Shortly after this intervention the Indian environment minister, Jayanthi Natarajan, looked set to derail the outcome based on the EU plan saying the document they are being asked to approve wasn’t strong enough to ensure a legal binding agreement. Hedegaard appealed to Mashabane to broker a discussion and the main parties involved went into a huddle. Cheers and applause from the group just after 3am indicated agreement had been reached. The insertion of the phrase “an agreed outcome with legal force” proved the clincher.

Subsequently all documents proposed were adopted.

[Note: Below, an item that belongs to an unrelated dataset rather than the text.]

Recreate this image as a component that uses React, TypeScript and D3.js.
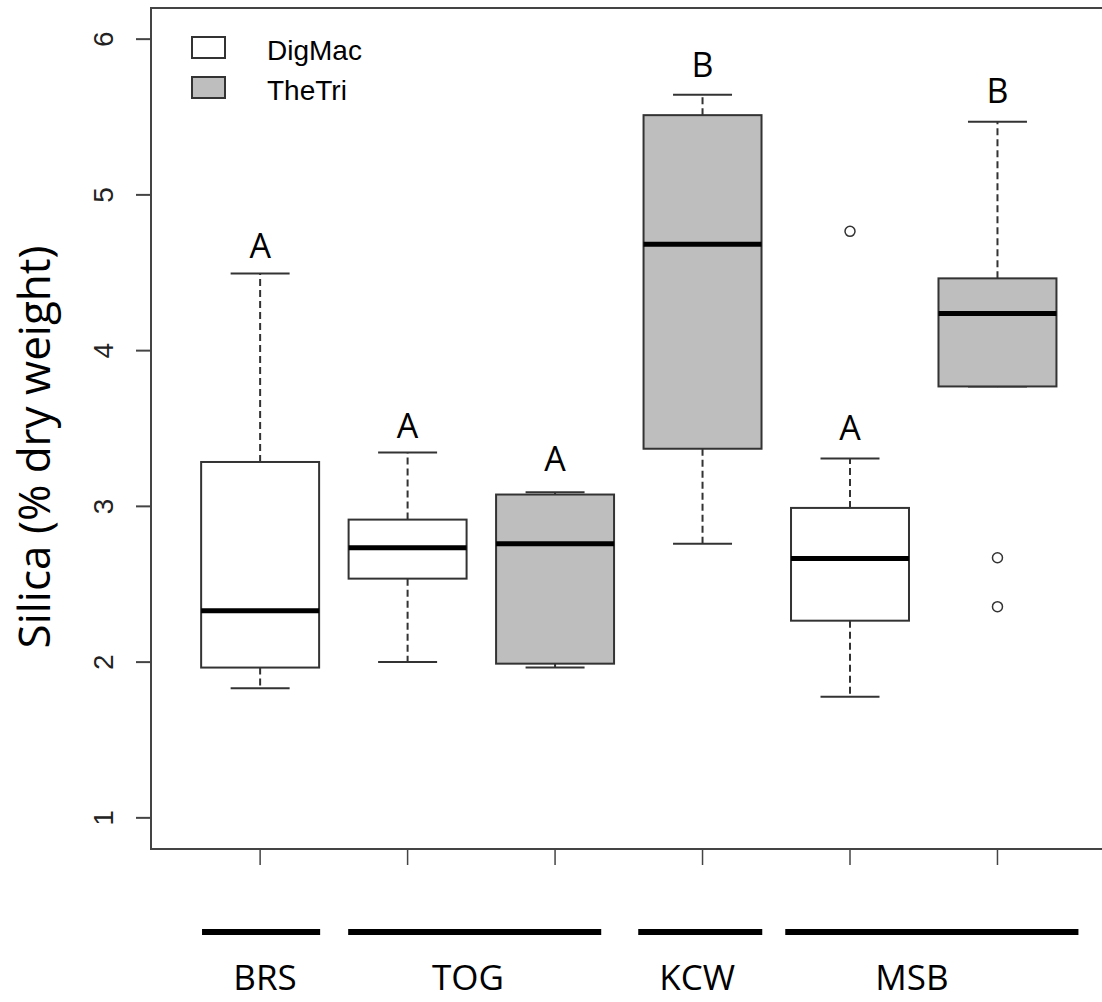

Though tired and weary, att the press conference that followed shortly after the end of the conference, Mashabane and Christiana Figureres, executive secretary, UNFCCC Secretariat, were clearly buoyant with success. “There could be no better Christmas gift,” said Mashabane, “not for (me), but for the voiceless and the downtrodden and the women in the world, particularly those in Africa striving to feed their families.”

“We made history,” she said. “Countries put aside national interests to give hope to the less privileged.”

Mashabane also explained that countries such as Japan, Canada and Russia, who would not sign up for a second commitment period to the Kyoto Protocol, and the U.S., who had never ratified it, would be part of the broader framework along with everyone else.

The length of the second commitment period – five or eight years – would be decided at next year’s COP in Qatar.

The EU’s Marcin Korolec said the Durban outcome was the “most historic moment in COP history since 1995 when the Berlin Mandate led to the Kyoto Protocol of 1997.”

Hedegaard said that the EU strategy had worked but that it was only early in the second week when Brazil and the U.S. indicated interest in coming on board that “we saw things start to move.”